* WHAT THE EXERCISE ASKS: Retype only what runs from the first line of the listing to the line holding "ms=10, zorder=5, clip_on=False)", both included. Do not retype the pictures.

--- Start PROVIDED MATERIAL ---

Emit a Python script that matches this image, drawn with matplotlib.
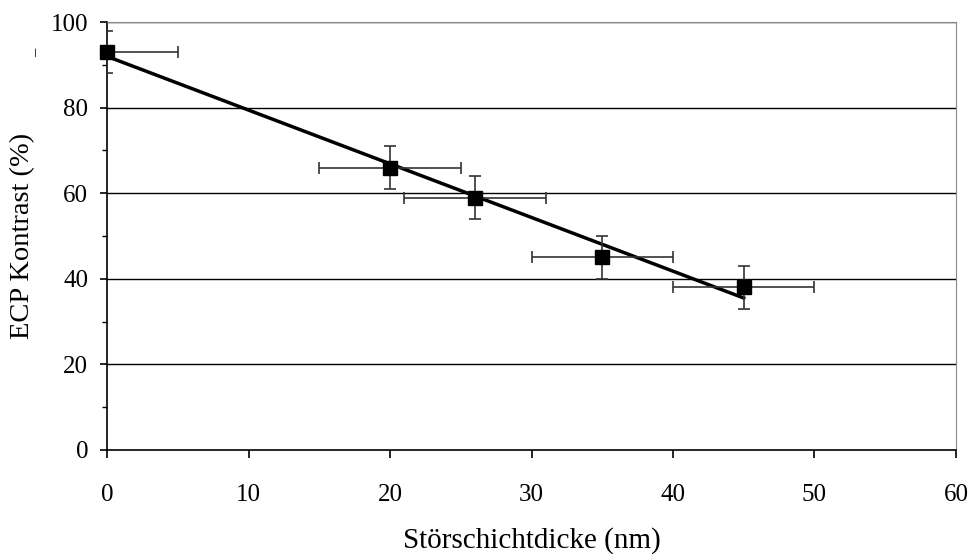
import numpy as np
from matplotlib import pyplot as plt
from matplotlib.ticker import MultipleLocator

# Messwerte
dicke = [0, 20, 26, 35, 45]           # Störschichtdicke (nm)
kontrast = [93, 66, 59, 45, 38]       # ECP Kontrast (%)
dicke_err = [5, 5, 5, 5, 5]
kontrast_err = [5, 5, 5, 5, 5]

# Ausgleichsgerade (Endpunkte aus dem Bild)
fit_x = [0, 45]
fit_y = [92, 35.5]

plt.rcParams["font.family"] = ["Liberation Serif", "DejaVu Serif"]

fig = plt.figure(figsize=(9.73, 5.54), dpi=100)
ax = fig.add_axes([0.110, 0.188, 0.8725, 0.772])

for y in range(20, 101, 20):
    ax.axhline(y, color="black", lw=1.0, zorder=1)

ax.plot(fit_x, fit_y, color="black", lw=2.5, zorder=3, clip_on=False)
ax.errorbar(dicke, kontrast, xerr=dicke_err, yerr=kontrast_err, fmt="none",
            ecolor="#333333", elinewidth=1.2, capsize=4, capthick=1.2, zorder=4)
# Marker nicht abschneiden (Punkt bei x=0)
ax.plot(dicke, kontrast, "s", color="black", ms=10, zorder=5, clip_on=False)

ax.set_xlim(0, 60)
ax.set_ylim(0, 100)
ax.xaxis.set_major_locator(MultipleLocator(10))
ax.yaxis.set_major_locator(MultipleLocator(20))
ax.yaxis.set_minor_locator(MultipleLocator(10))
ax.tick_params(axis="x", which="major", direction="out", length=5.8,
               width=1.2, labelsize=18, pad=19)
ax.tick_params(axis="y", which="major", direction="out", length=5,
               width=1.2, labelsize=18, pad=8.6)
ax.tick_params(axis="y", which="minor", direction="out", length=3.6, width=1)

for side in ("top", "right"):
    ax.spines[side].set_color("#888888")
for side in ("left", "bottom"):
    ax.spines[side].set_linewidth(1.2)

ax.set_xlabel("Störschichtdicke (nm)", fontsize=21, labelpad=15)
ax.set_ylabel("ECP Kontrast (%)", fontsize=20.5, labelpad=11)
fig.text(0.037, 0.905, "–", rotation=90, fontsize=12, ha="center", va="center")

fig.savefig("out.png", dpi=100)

--- End PROVIDED MATERIAL ---

* THE RESULT:
Emit a Python script that matches this image, drawn with matplotlib.
import numpy as np
from matplotlib import pyplot as plt
from matplotlib.ticker import MultipleLocator

# Messwerte
dicke = [0, 20, 26, 35, 45]           # Störschichtdicke (nm)
kontrast = [93, 66, 59, 45, 38]       # ECP Kontrast (%)
dicke_err = [5, 5, 5, 5, 5]
kontrast_err = [5, 5, 5, 5, 5]

# Ausgleichsgerade (Endpunkte aus dem Bild)
fit_x = [0, 45]
fit_y = [92, 35.5]

plt.rcParams["font.family"] = ["Liberation Serif", "DejaVu Serif"]

fig = plt.figure(figsize=(9.73, 5.54), dpi=100)
ax = fig.add_axes([0.110, 0.188, 0.8725, 0.772])

for y in range(20, 101, 20):
    ax.axhline(y, color="black", lw=1.0, zorder=1)

ax.plot(fit_x, fit_y, color="black", lw=2.5, zorder=3, clip_on=False)
ax.errorbar(dicke, kontrast, xerr=dicke_err, yerr=kontrast_err, fmt="none",
            ecolor="#333333", elinewidth=1.2, capsize=4, capthick=1.2, zorder=4)
# Marker nicht abschneiden (Punkt bei x=0)
ax.plot(dicke, kontrast, "s", color="black", ms=10, zorder=5, clip_on=False)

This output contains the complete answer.